Systemic remediation is often where the most durable improvement comes from. Treating each matter only as an individual case, without looking at what it suggests across the organisation, leaves the underlying conditions in place for the next matter.
How AWS supports complaint handling and review
AWS supports employers across intake, triage, investigation, mediation and post-matter review for discrimination, harassment and related conduct matters. Engagements are scoped to preserve independence where required and to operate within the organisation's existing governance.
What employers should review
- Whether intake is performed by trained personnel using a neutral, documented framework.
- Whether triage is a recorded decision, with reasoning, that separates welfare, conduct and systemic strands.
- Whether respondents are given a genuine opportunity to respond on the substance of allegations.
- Whether welfare planning is active and revisited through the process.
- Whether systemic findings are recorded and acted on separately from individual outcomes.
Frequently asked questions
- Does every complaint require a formal investigation?
- No.

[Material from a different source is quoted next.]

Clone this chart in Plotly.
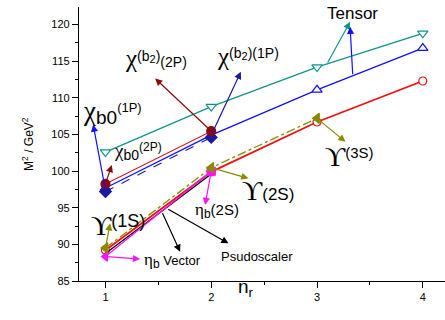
import plotly.graph_objects as go

nr = [1, 2, 3, 4]
tensor_cyan = [102.6, 108.8, 114.2, 118.8]
tensor_blue = [97.7, 104.9, 111.1, 116.8]
chi_b2_exp = [98.25, 105.45]
chi_b0_exp = [97.2, 104.6]
vector_theory = [89.2, 99.9, 106.7, 112.3]
upsilon_exp = [89.5, 100.46, 107.2]
pseudo_theory = [88.75, 99.6]
eta_b_exp = [88.34, 99.98]

x_ticks = [1, 2, 3, 4]
y_ticks = [85, 90, 95, 100, 105, 110, 115, 120]

fig = go.Figure()

def add(x, y, color, dash, symbol, filled, size=8, width=1.3):
    fig.add_trace(go.Scatter(
        x=x, y=y, mode="lines+markers",
        line=dict(color=color, width=width, dash=dash),
        marker=dict(symbol=symbol, size=size,
                    color=color if filled else "white",
                    line=dict(color=color, width=1.2)),
        showlegend=False, cliponaxis=False))

add(nr, tensor_cyan, "#0e958a", "solid", "triangle-down", False, 9)
add(nr, tensor_blue, "#1010ff", "solid", "triangle-up", False, 9)
add(nr[:2], chi_b0_exp, "#1a1aa0", "dash", "diamond", True, 9, 1.1)
add(nr[:2], chi_b2_exp, "#d02020", "solid", "circle", True, 9, 1.1)
fig.data[-1].marker.color = "#8b0a0a"
fig.data[-1].marker.line.color = "#8b0a0a"
add(nr, vector_theory, "#ee1111", "solid", "circle", False, 8, 1.8)
add(nr[:2], pseudo_theory, "#000000", "solid", "circle", False, 1, 1.3)
add(nr[:2], eta_b_exp, "#ff10ff", "solid", ["triangle-left", "square"], True, 8, 1.3)
add(nr[:3], upsilon_exp, "#8a8a00", "dashdot", "triangle-left", True, 9, 1.3)

def arrow(hx, hy, tx, ty, color):
    fig.add_annotation(x=hx, y=hy, ax=tx, ay=ty, xref="x", yref="y",
                       axref="x", ayref="y", text="", showarrow=True,
                       arrowhead=2, arrowsize=1.2, arrowwidth=1.2,
                       arrowcolor=color, standoff=0, startstandoff=0)

arrow(3.313, 120.37, 3.093, 114.63, "#0e958a")
arrow(3.313, 119.69, 3.338, 113.03, "#1010ff")
arrow(2.280, 113.55, nr[1], chi_b0_exp[1] + 0.3, "#1a1aa0")
arrow(1.470, 112.65, nr[1], chi_b2_exp[1], "#8b0a0a")
arrow(0.884, 106.35, nr[0], chi_b0_exp[0] + 0.2, "#1010ff")
arrow(1.060, 100.83, nr[0], chi_b2_exp[0], "#8b0a0a")
arrow(1.044, 92.87, nr[0], upsilon_exp[0], "#8a8a00")
arrow(1.328, 88.0, nr[0], eta_b_exp[0], "#ff10ff")
arrow(1.942, 95.37, nr[1], eta_b_exp[1], "#ff10ff")
arrow(2.352, 99.01, nr[1], upsilon_exp[1], "#8a8a00")
arrow(3.269, 104.0, nr[2], upsilon_exp[2], "#8a8a00")
arrow(1.706, 89.0, 1.533, 94.45, "#000000")
arrow(2.163, 90.14, 1.580, 94.92, "#000000")

SER = "font-family:'Liberation Serif','DejaVu Serif',serif;"

def big(ch, px):
    return f"<span style=\"{SER}font-size:{px}px\">{ch}</span>"

def sz(t, px):
    return f"<span style=\"font-size:{px}px\">{t}</span>"

def label(x, y, text, size=14, anchor="left"):
    fig.add_annotation(x=x, y=y, xref="x", yref="y", text=text,
                       showarrow=False, xanchor=anchor, yanchor="middle",
                       font=dict(family="Liberation Sans, Arial", size=size,
                                 color="black"))

label(3.332, 121.56, "Tensor", 17, "center")
label(2.037, 115.6, big("χ", 25) + "<sup>" + sz("(b", 14) + "<sub>" + sz("2", 11) + "</sub>" + sz(")(1P)", 14) + "</sup>", 17)
label(1.167, 115.4, big("χ", 25) + "<sup>" + sz("(b", 14) + "<sub>" + sz("2", 11) + "</sub>" + sz(")", 14) + "</sup>" + sz("(2P)", 14), 15)
label(0.770, 108.1, big("χ", 27) + "<sub>" + sz("b0", 19) + "</sub><sup>" + sz("(1P)", 13) + "</sup>", 18)
label(1.063, 102.7, big("χ", 19) + "<sub>" + sz("b0", 14) + "</sub><sup>" + sz("(2P)", 12) + "</sup>", 14)
label(0.846, 92.6, big("ϒ", 28) + "<sup>" + sz("(1S)", 18) + "</sup>", 20)
label(1.348, 87.86, big("η", 17) + "<sub>" + sz("b", 12) + "</sub>" + " " + sz("Vector", 13), 13)
label(1.829, 94.6, big("η", 17) + "<sub>" + sz("b", 12) + "</sub>" + sz("(2S)", 15), 14)
label(2.273, 97.41, big("ϒ", 28) + sz("(2S)", 17), 15)
label(3.058, 102.0, big("ϒ", 28) + "<sup>" + sz("(3S)", 15) + "</sup>", 19)
label(2.075, 88.41, "Psudoscaler", 13)

fig.add_annotation(x=0.455, y=-0.077, xref="paper", yref="paper",
                   text="n<sub>r</sub>", showarrow=False,
                   font=dict(family="Liberation Sans, Arial", size=19, color="black"))
fig.add_annotation(x=-0.167, y=0.5, xref="paper", yref="paper",
                   text="M<sup>2</sup> / GeV<sup>2</sup>", showarrow=False,
                   textangle=-90,
                   font=dict(family="Liberation Sans, Arial", size=12, color="black"))

axis_common = dict(showline=True, linecolor="black", linewidth=1.3,
                   ticks="outside", ticklen=6, tickwidth=1.2, tickcolor="black",
                   showgrid=False, zeroline=False, mirror=False,
                   tickfont=dict(family="Liberation Sans, Arial", size=11, color="black"))

fig.update_xaxes(range=[0.75, 4.21], tickvals=x_ticks,
                 minor=dict(dtick=0.5, tick0=0, ticks="outside", ticklen=3,
                            tickcolor="black"),
                 **axis_common)
fig.update_yaxes(range=[85, 122.4], tickvals=y_ticks,
                 minor=dict(dtick=2.5, tick0=0, ticks="outside", ticklen=3,
                            tickcolor="black"),
                 **axis_common)

fig.update_layout(width=445, height=320,
                  margin=dict(l=79, r=0, t=7, b=39),
                  plot_bgcolor="white", paper_bgcolor="white")

fig.write_html("out.html", config={"displayModeBar": False},
               post_script="document.body.style.margin='0';document.body.style.overflow='hidden';")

A proportionate response depends on the nature, seriousness and context of the complaint. Triage at intake helps identify whether mediation, a manager-led response or an external investigation is appropriate.
- How should employers protect the complainant during the process?
- Welfare planning, clear communication, confidentiality controls and consideration of interim measures are central. AWS helps employers structure these so that procedural fairness is preserved for all parties.
- When should an external investigator be appointed?
- External involvement is generally appropriate where allegations are serious, contested, involve senior staff or where impartiality could reasonably be questioned.